Monday, 27 June 2011

BRIC Wage Pressures Start to Materialise

Throughout the 2000s, virtually unlimited supply of labour kept a lid on wages in the BRIC countries. The rural hinterland released masses of labour to the cities who accepted wages not far from the subsistence levels people could earn at home. BRIC labour markets were more Ricardian than classic, with the rents going to the corporate sector that was happy to save through retained earnings and to reinvest. Stolper-Samuelson effects translate higher low-wage jobs into lower prices for low-wage goods. So despite stagnant wages in advanced countries, their purchasing power was roughly maintained. These times seems to be over.

In its 81st Annual Report, the Bank for International Settlements has documented the wage pressure in the BRIC countries. (Disclaimer: You need to know that I belong to those who hold the BIS reports in highest esteem as no other mainstream international organisation is more professional and independent from policy interference.) Recently, inflation in emerging market economies has been much more volatile mostly due to more volatile food and fuel prices.

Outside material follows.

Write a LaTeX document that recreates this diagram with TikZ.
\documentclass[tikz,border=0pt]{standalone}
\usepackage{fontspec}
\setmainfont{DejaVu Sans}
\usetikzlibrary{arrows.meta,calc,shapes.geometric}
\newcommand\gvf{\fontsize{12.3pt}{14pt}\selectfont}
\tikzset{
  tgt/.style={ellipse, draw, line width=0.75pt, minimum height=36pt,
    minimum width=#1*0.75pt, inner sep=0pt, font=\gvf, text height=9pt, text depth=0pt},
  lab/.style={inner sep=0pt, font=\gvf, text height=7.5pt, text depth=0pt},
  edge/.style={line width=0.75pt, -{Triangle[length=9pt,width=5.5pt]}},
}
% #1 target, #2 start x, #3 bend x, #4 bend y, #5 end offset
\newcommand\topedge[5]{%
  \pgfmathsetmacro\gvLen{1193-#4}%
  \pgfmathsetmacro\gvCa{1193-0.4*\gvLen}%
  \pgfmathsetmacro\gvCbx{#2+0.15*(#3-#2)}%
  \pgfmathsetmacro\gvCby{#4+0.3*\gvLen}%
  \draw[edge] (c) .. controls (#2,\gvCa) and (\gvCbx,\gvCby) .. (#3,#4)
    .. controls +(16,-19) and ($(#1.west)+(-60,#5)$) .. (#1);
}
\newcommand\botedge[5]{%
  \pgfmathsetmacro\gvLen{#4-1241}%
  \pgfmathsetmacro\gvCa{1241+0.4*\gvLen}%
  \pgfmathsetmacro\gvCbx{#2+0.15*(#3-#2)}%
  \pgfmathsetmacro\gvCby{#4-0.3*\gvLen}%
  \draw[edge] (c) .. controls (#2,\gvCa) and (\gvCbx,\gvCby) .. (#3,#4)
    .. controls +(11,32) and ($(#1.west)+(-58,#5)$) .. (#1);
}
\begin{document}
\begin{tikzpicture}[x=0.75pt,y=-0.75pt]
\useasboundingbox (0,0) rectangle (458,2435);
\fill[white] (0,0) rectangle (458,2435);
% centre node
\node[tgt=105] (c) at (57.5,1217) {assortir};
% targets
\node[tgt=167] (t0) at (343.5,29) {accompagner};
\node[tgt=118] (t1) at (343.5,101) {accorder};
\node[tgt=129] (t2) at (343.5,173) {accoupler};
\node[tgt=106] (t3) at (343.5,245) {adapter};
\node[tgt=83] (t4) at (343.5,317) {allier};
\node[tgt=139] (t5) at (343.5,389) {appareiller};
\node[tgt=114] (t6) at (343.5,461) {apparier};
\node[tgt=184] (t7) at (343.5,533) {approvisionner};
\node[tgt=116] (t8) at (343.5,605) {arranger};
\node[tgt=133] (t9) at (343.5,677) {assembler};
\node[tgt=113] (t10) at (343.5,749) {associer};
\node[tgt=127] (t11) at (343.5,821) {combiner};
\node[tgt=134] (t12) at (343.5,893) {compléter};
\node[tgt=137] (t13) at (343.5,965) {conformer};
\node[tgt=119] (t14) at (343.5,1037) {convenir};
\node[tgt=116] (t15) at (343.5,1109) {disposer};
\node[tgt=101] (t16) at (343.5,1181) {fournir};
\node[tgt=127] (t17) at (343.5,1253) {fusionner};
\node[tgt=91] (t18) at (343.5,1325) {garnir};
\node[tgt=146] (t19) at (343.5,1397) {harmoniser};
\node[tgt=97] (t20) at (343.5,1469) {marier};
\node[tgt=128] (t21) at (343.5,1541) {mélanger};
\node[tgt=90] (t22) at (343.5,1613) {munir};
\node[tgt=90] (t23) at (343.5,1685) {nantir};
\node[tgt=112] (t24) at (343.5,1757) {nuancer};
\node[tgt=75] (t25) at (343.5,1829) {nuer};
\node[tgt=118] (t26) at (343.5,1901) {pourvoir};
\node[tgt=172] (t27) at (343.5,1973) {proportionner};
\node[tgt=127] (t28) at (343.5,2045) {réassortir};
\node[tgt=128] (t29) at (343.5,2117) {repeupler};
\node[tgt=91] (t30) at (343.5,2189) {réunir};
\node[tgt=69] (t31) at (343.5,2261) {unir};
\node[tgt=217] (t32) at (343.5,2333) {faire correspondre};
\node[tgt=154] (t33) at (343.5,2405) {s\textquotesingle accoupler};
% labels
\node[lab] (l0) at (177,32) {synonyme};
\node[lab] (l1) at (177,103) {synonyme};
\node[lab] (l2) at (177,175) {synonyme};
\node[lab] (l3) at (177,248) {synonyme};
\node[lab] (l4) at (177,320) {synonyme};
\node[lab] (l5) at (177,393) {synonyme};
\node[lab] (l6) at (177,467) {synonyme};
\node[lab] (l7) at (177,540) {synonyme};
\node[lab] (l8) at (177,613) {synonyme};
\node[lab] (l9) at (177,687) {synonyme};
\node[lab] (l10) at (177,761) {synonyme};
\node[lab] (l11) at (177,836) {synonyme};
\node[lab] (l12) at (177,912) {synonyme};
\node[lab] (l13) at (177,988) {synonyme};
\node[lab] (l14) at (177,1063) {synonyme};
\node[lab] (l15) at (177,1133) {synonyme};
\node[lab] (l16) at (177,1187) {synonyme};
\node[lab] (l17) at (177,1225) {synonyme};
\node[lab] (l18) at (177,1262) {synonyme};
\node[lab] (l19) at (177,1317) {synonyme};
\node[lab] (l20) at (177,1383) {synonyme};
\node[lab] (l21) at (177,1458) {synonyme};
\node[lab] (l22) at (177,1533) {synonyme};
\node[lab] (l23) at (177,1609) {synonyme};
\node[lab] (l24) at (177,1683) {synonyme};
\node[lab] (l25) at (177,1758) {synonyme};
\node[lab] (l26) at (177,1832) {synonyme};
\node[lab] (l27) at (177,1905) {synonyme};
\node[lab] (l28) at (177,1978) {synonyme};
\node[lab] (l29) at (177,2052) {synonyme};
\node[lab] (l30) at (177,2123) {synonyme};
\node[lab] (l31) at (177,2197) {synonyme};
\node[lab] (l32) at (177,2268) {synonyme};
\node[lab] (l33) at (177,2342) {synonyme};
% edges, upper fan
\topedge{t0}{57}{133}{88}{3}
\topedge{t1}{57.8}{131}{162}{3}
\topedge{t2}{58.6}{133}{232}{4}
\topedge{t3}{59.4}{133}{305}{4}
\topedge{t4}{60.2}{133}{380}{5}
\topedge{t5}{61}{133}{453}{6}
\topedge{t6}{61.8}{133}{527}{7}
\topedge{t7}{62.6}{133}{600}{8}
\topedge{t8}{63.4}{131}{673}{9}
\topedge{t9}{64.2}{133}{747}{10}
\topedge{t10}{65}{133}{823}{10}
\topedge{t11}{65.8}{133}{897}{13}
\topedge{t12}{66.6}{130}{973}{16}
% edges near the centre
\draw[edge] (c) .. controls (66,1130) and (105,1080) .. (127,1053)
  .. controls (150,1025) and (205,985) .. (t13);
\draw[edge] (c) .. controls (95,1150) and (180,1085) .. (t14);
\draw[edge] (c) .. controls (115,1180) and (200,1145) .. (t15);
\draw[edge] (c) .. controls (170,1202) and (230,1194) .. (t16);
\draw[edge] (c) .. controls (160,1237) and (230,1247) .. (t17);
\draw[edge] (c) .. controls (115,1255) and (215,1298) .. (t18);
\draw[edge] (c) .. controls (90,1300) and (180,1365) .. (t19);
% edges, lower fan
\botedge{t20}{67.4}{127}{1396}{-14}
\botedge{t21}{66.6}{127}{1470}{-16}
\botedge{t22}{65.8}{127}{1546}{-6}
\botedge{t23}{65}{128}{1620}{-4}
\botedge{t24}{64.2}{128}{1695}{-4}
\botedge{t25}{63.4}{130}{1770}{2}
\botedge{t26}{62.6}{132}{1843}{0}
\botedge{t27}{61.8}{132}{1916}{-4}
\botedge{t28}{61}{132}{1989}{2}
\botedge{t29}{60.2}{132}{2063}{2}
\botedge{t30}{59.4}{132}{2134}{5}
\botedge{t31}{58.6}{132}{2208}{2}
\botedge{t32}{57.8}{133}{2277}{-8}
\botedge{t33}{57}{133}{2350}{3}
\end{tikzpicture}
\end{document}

And wages pressures have been rising.

The BIS does not , as I did,  focus on the labour supply side to explain wage inflation.  "Dwindling economic slack and persistent inflation in these countries have been pushing up wage demands. Moreover, given the globalised nature of many supply chains, underlying inflation pressures in the advanced economies are affected indirectly by a pickup in unit labour costs in the emerging market economies. Indeed, profit margins may have become tighter and a further squeezing of price margins due to higher costs may eventually force firms to pass on a greater share of the increase in input prices to consumers.

My prediction in November 2007, given in the Vienna Hofburg at an IIASA conference ( came a touch too early but it seems now validated. Then I had concluded: China's impact on wages and inflation worldwide will morph drastically in the forthcoming years, as both salaries and prices are growing steadily.

BIS concludes:  "As a consequence, advanced economies may see core inflation pick up through the back door of global supply chains despite moderate wage pressures in their domestic labour markets." The Stolper-Samuelson effect, it seems, has stopped to support advanced-country central bankers in their job to keep inflation pressures down.